Comment by amluto
I can't quite parse what you're saying.
Python works like this:
import asyncio
async def sleepy() -> None:
print('Sleepy started')
await asyncio.sleep(0.25)
print('Sleepy resumed once')
await asyncio.sleep(0.25)
print('Sleepy resumed and is done!')
async def main():
sleepy_future = sleepy()
print('Started a sleepy')
await asyncio.sleep(2)
print('Main woke back up. Time to await the sleepy.')
await sleepy_future
if __name__ == "__main__":
asyncio.run(main())
Running it does this: $ python3 ./silly_async.py
Started a sleepy
Main woke back up. Time to await the sleepy.
Sleepy started
Sleepy resumed once
Sleepy resumed and is done!
So there mere act of creating a coroutine does not cause the runtime to run it. But if you explicitly create a task, it does get run: import asyncio
async def sleepy() -> None:
print('Sleepy started')
await asyncio.sleep(0.25)
print('Sleepy resumed once')
await asyncio.sleep(0.25)
print('Sleepy resumed and is done!')
async def main():
sleepy_future = sleepy()
print('Started a sleepy')
sleepy_task = asyncio.create_task(sleepy_future)
print('The sleepy future is now in a task')
await asyncio.sleep(2)
print('Main woke back up. Time to await the task.')
await sleepy_task
if __name__ == "__main__":
asyncio.run(main())
$ python3 ./silly_async.py
Started a sleepy
The sleepy future is now in a task
Sleepy started
Sleepy resumed once
Sleepy resumed and is done!
Main woke back up. Time to await the task.

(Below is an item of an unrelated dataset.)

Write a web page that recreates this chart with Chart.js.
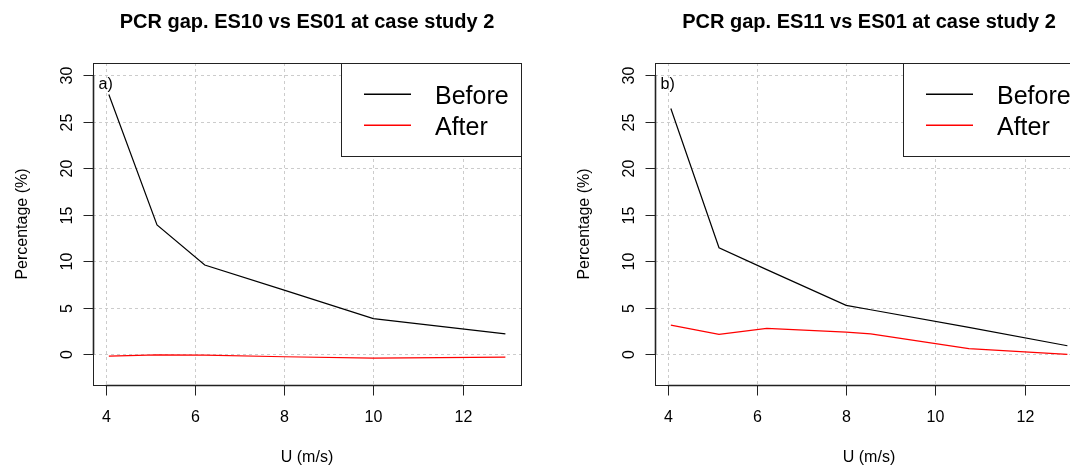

I personally like the behavior of coroutines not running unless you tell them to run -- it makes it easier to reason about what code runs when. But I do not particularly like the way that Python obscures the difference between a future-like thing that is a coroutine and a future-like thing that is a task.
That’s exactly the behavior I’m describing.
`sleepy_future = sleepy()` creates the state machine without running anything, `create_task` actually schedules it to run via a queue, `asyncio.sleep` suspends the main task so that the newly scheduled task can run, and `await sleepy_task` either yields the main task until sleepy_task can finish, or no-ops immediately if it has already finished without yielding the main task.
My original point is that last bit is a very common optimization in languages with async/await since if the future has already resolved, there’s no reason to suspend the current task and pay the switching overhead if the task isn’t blocked waiting for anything.